Por desgracia en un año perdí a los tres. Primero a Susi, con trece años, que desarrolló un problema de tumores y tuve que sacrificarla un Diciembre. Trasto, con siete años, se fue al cielo de los gatos el siguiente Agosto de un problema de riñón y para completar el trío, de nuevo en Diciembre también tuve que sacrificar a mi dulce Luna.
Durante unos meses estuve bastante triste y notaba un gran vacío en mi casa, pero me había dicho a mí misma que no quería más animales.
A veces la vida manda más que nosotros y me comentaron que una persona no podía atender a su gatito siamés debido a que, por problemas de salud, tenía que trasladarse a otra ciudad. La asociación Arañazos lo tenía bajo su cuidado y necesitaban una persona para que lo tuviera en su casa después de la esterilización. Así llego Marron a mi vida.

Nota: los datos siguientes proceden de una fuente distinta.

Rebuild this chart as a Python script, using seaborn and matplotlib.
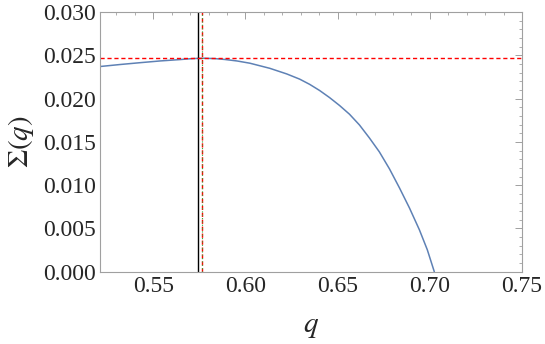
import matplotlib
matplotlib.use("Agg")
import matplotlib.pyplot as plt
import seaborn as sns
import pandas as pd
from matplotlib.ticker import MultipleLocator, FormatStrFormatter

# valores
q_vals = [0.5213, 0.5321, 0.5429, 0.5537, 0.5645, 0.5699, 0.5743, 0.5781,
          0.5835, 0.5889, 0.5954, 0.6024, 0.6132, 0.6224, 0.6294, 0.6348,
          0.6402, 0.6456, 0.6510, 0.6564, 0.6618, 0.6672, 0.6726, 0.6781,
          0.6835, 0.6889, 0.6943, 0.6986, 0.7024]
sigma_vals = [0.02371, 0.02394, 0.02415, 0.02435, 0.02451, 0.02460, 0.02465, 0.02466,
              0.02462, 0.02452, 0.02435, 0.02409, 0.02350, 0.02285, 0.02225, 0.02165,
              0.02094, 0.02012, 0.01921, 0.01820, 0.01696, 0.01546, 0.01385, 0.01188,
              0.00969, 0.00738, 0.00485, 0.00254, 0.0]

q_black = 0.5743
q_red = 0.5765
sigma_max = 0.0247

df = pd.DataFrame({"q": q_vals, "sigma": sigma_vals})

sns.set_style("white")
plt.rcParams["font.family"] = ["Liberation Serif", "DejaVu Serif"]
plt.rcParams["mathtext.fontset"] = "stix"

fig, ax = plt.subplots(figsize=(5.45, 3.44), dpi=100)
fig.subplots_adjust(left=0.184, right=0.958, top=0.965, bottom=0.21)

sns.lineplot(data=df, x="q", y="sigma", ax=ax, color="#5E81B5", lw=1.1)
ax.axvline(q_black, color="black", lw=1.0)
ax.axvline(q_red, color="red", lw=1.0, ls=(0, (3, 2)))
ax.axvline(q_red, color="#33aa33", lw=0.8, ls=(0, (1, 2)))
ax.axhline(sigma_max, color="red", lw=1.0, ls=(0, (3, 2)))

ax.set_xlim(0.5213, 0.75)
ax.set_ylim(0, 0.030)
ax.xaxis.set_major_locator(MultipleLocator(0.05))
ax.xaxis.set_minor_locator(MultipleLocator(0.01))
ax.yaxis.set_major_locator(MultipleLocator(0.005))
ax.yaxis.set_minor_locator(MultipleLocator(0.001))
ax.xaxis.set_major_formatter(FormatStrFormatter("%.2f"))
ax.yaxis.set_major_formatter(FormatStrFormatter("%.3f"))

for s in ax.spines.values():
    s.set_color("#a0a0a0")
    s.set_linewidth(0.8)
ax.tick_params(which="both", direction="in", color="#a0a0a0", labelsize=17,
               top=True, right=True, labeltop=False, labelright=False, pad=3)
ax.tick_params(which="major", length=5, width=0.7)
ax.tick_params(which="minor", length=2.5, width=0.6)

ax.set_xlabel(r"$q$", fontsize=21, labelpad=12)
ax.set_ylabel(r"$\Sigma(q)$", fontsize=21, labelpad=5)

plt.savefig("out.png", dpi=100)
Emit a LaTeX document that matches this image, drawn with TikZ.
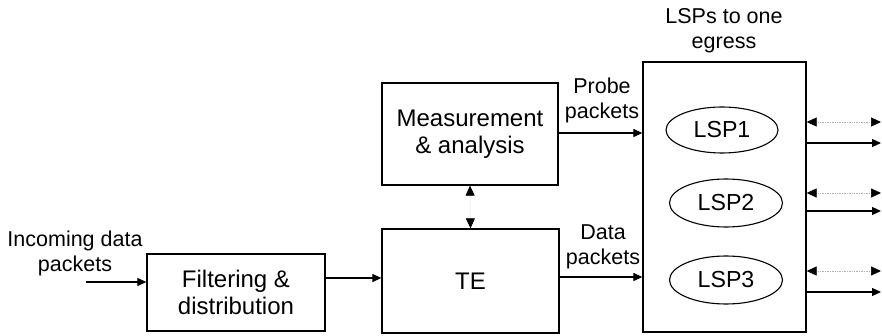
\documentclass[tikz,border=0pt]{standalone}
\usepackage{fontspec}
\setmainfont{Liberation Sans}
\usetikzlibrary{arrows.meta,shapes.geometric}
\begin{document}
\begin{tikzpicture}[x=1pt,y=-1pt,
  blk/.style={draw,line width=1.3pt,minimum width=#1,inner sep=0pt,font=\fontsize{24}{27}\selectfont,align=center},
  lbl/.style={inner sep=0pt,font=\fontsize{21.5}{25}\selectfont,align=center},
  lsp/.style={draw,ellipse,line width=1.1pt,inner sep=0pt,minimum width=113pt,minimum height=48pt,font=\fontsize{23.2}{26}\selectfont},
  arr/.style={line width=1.2pt,-{Triangle[length=9pt,width=8pt]}},
  darr/.style={densely dotted,line width=0.7pt,draw=gray!60,{Triangle[length=10pt,width=9pt,color=black,fill=black]}-{Triangle[length=10pt,width=9pt,color=black,fill=black]}},
]
\useasboundingbox (0,0) rectangle (882,336);
% blocks
\node[blk=178pt,minimum height=77pt] (filt) at (236,292.5) {Filtering \&\\distribution};
\node[blk=177pt,minimum height=104pt] (te) at (470.5,281) {TE};
\node[blk=176pt,minimum height=102pt] (meas) at (470,134) {Measurement\\\& analysis};
\node[blk=163pt,minimum height=270pt] (big) at (724.5,197) {};
% LSP ellipses
\node[lsp,minimum width=112pt,minimum height=46pt] (l1) at (722,130) {LSP1};
\node[lsp] (l2) at (726,203) {LSP2};
\node[lsp] (l3) at (726,280) {LSP3};
% labels
\node[lbl] (tin) at (75,253.5) {Incoming data\\packets};
\node[lbl] (tprobe) at (602,100) {Probe\\packets};
\node[lbl] (tdata) at (603,246.5) {Data\\packets};
\node[lbl] (ttitle) at (724,31) {LSPs to one\\egress};
% connectors
\coordinate (in) at (86,282);
\draw[arr] (in) -- (filt.west |- in);
\coordinate (ft) at (325,278);
\draw[arr] (filt.east |- ft) -- (te.west |- ft);
\coordinate (dp) at (560,277);
\draw[arr] (te.east |- dp) -- (big.west |- dp);
\coordinate (pp) at (560,133);
\draw[arr] (meas.east |- pp) -- (big.west |- pp);
\draw[darr,draw=gray!25] (meas.south) -- (te.north);
% outputs
\foreach \n/\yd/\ys in {1/122/143, 2/193/211, 3/271/292}{
  \coordinate (d\n) at (881,\yd);
  \coordinate (s\n) at (881,\ys);
  \draw[darr] (big.east |- d\n) -- (d\n);
  \draw[arr] (big.east |- s\n) -- (s\n);
}
\end{tikzpicture}
\end{document}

Ahora tiene ocho años, es asmático y hay que prestarle bastantes cuidados, pero es inteligente, mimoso y me conoce perfectamente. Sabe mis estados de ánimo, lo que hago en cada momento y cuando quiere jugar, salir a la terraza o sencillamente estar sobre mis piernas, domina como comunicarse. Hemos vivido juntos el encierro del Covid y no podía tener mejor compañía en esos duros momentos, aislada de todos mis seres queridos.
Solo quién ha tenido mascotas, quién ha convivido con ellas, sabe lo importante que son en la vida de sus dueños, el cariño desinteresado que nos dan y como se convierten en un miembro más de la familia.
Valoremos y respetemos lo que los animales hacen por nosotros.